▶ [Raw data]:
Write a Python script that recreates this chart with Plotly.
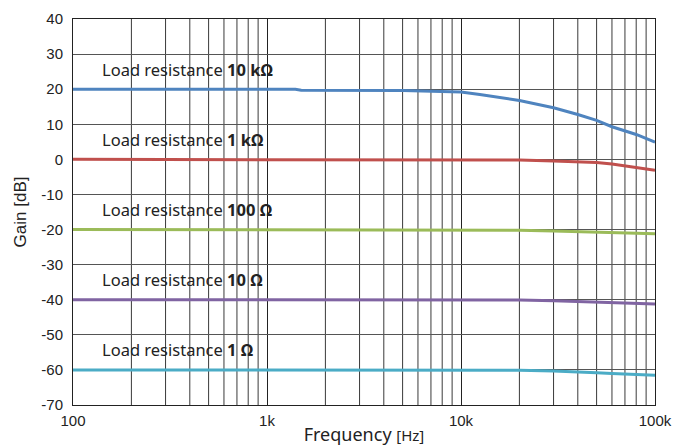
import plotly.graph_objects as go

freq = [100, 200, 500, 1000, 1400, 1500, 2000, 5000, 10000, 12500, 20000, 30000, 40000, 50000, 60000, 70000, 80000, 100000]
gain_10k = [20.0, 20.0, 20.0, 20.0, 20.0, 19.7, 19.7, 19.6, 19.2, 18.5, 16.8, 14.7, 12.8, 11.1, 9.3, 8.1, 7.1, 4.9]
gain_1k = [0.0, 0.0, 0.0, 0.0, 0.0, 0.0, 0.0, 0.0, 0.0, 0.0, -0.2, -0.5, -0.7, -0.9, -1.3, -1.8, -2.3, -3.1]
gain_100 = [-20.0, -20.0, -20.0, -20.0, -20.0, -20.0, -20.0, -20.0, -20.0, -20.0, -20.2, -20.4, -20.6, -20.7, -20.8, -20.9, -21.0, -21.2]
gain_10 = [-40.0, -40.0, -40.0, -40.0, -40.0, -40.0, -40.0, -40.0, -40.0, -40.0, -40.1, -40.3, -40.5, -40.7, -40.8, -40.9, -41.0, -41.2]
gain_1 = [-60.0, -60.0, -60.0, -60.0, -60.0, -60.0, -60.0, -60.0, -60.0, -60.0, -60.1, -60.3, -60.5, -60.8, -61.0, -61.1, -61.3, -61.5]

series_names = ["10 kΩ", "1 kΩ", "100 Ω", "10 Ω", "1 Ω"]
series_values = [gain_10k, gain_1k, gain_100, gain_10, gain_1]
series_levels = [20, 0, -20, -40, -60]
colors = ["#4f84bf", "#c0504d", "#9bbb59", "#8064a2", "#4bacc6"]

x_tickvals = [100, 1000, 10000, 100000]
x_ticktext = ["100", "1k", "10k", "100k"]
y_tickvals = list(range(-70, 41, 10))
y_ticktext = [str(v) for v in y_tickvals]

fig = go.Figure()
for name, vals, col in zip(series_names, series_values, colors):
    fig.add_trace(go.Scatter(x=freq, y=vals, mode="lines", name=name,
                             line=dict(color=col, width=3), showlegend=False))

# minor vertical grid lines (2..9 per decade)
minor = [m * d for d in (100, 1000, 10000) for m in range(2, 10)]
shapes = []
for f in minor:
    shapes.append(dict(type="line", xref="x", yref="paper", x0=f, x1=f, y0=0, y1=1,
                       line=dict(color="#3a3a3a", width=1), layer="below"))
fig.update_layout(shapes=shapes)

for name, lvl in zip(series_names, series_levels):
    fig.add_annotation(x=2.14, y=lvl + 1.9, xref="x", yref="y", xanchor="left", yanchor="bottom",
                       text="Load resistance <b>" + name + "</b>", showarrow=False,
                       font=dict(family="Noto Sans", size=16.5, color="#222"))

fig.update_layout(
    width=673, height=446,
    margin=dict(l=73, r=18, t=19, b=41),
    paper_bgcolor="white", plot_bgcolor="white",
    font=dict(family="Liberation Sans", size=15, color="#222"),
    xaxis=dict(type="log", range=[2, 5], tickvals=x_tickvals, ticktext=x_ticktext,
               showgrid=True, gridcolor="#222", gridwidth=1, ticks="",
               showline=True, linecolor="#222", linewidth=1, mirror=True,
               zeroline=False, ticklabelstandoff=2, automargin=False,
               title=dict(text="Frequency <span style='font-size:15px'>[Hz]</span>",
                          font=dict(family="Noto Sans", size=18), standoff=1)),
    yaxis=dict(range=[-70, 40], tickvals=y_tickvals, ticktext=y_ticktext, showgrid=True,
               gridcolor="#555", gridwidth=1, ticks="", showline=True, linecolor="#222",
               linewidth=1, mirror=True, zeroline=False, automargin=False, ticklabelstandoff=6,
               title=dict(text="Gain [dB]", font=dict(family="Liberation Sans", size=17), standoff=10)),
)

fig.write_html("out.html", config={"displayModeBar": False},
               post_script="document.body.style.margin='0';document.body.style.overflow='hidden';")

▶ [Your instructions]: Restate each line from the start of the listing through the line bearing "line=dict(color=col, width=3), showlegend=False))" word for word. Drop the pictures.

▶ [Expected output]:
Write a Python script that recreates this chart with Plotly.
import plotly.graph_objects as go

freq = [100, 200, 500, 1000, 1400, 1500, 2000, 5000, 10000, 12500, 20000, 30000, 40000, 50000, 60000, 70000, 80000, 100000]
gain_10k = [20.0, 20.0, 20.0, 20.0, 20.0, 19.7, 19.7, 19.6, 19.2, 18.5, 16.8, 14.7, 12.8, 11.1, 9.3, 8.1, 7.1, 4.9]
gain_1k = [0.0, 0.0, 0.0, 0.0, 0.0, 0.0, 0.0, 0.0, 0.0, 0.0, -0.2, -0.5, -0.7, -0.9, -1.3, -1.8, -2.3, -3.1]
gain_100 = [-20.0, -20.0, -20.0, -20.0, -20.0, -20.0, -20.0, -20.0, -20.0, -20.0, -20.2, -20.4, -20.6, -20.7, -20.8, -20.9, -21.0, -21.2]
gain_10 = [-40.0, -40.0, -40.0, -40.0, -40.0, -40.0, -40.0, -40.0, -40.0, -40.0, -40.1, -40.3, -40.5, -40.7, -40.8, -40.9, -41.0, -41.2]
gain_1 = [-60.0, -60.0, -60.0, -60.0, -60.0, -60.0, -60.0, -60.0, -60.0, -60.0, -60.1, -60.3, -60.5, -60.8, -61.0, -61.1, -61.3, -61.5]

series_names = ["10 kΩ", "1 kΩ", "100 Ω", "10 Ω", "1 Ω"]
series_values = [gain_10k, gain_1k, gain_100, gain_10, gain_1]
series_levels = [20, 0, -20, -40, -60]
colors = ["#4f84bf", "#c0504d", "#9bbb59", "#8064a2", "#4bacc6"]

x_tickvals = [100, 1000, 10000, 100000]
x_ticktext = ["100", "1k", "10k", "100k"]
y_tickvals = list(range(-70, 41, 10))
y_ticktext = [str(v) for v in y_tickvals]

fig = go.Figure()
for name, vals, col in zip(series_names, series_values, colors):
    fig.add_trace(go.Scatter(x=freq, y=vals, mode="lines", name=name,
                             line=dict(color=col, width=3), showlegend=False))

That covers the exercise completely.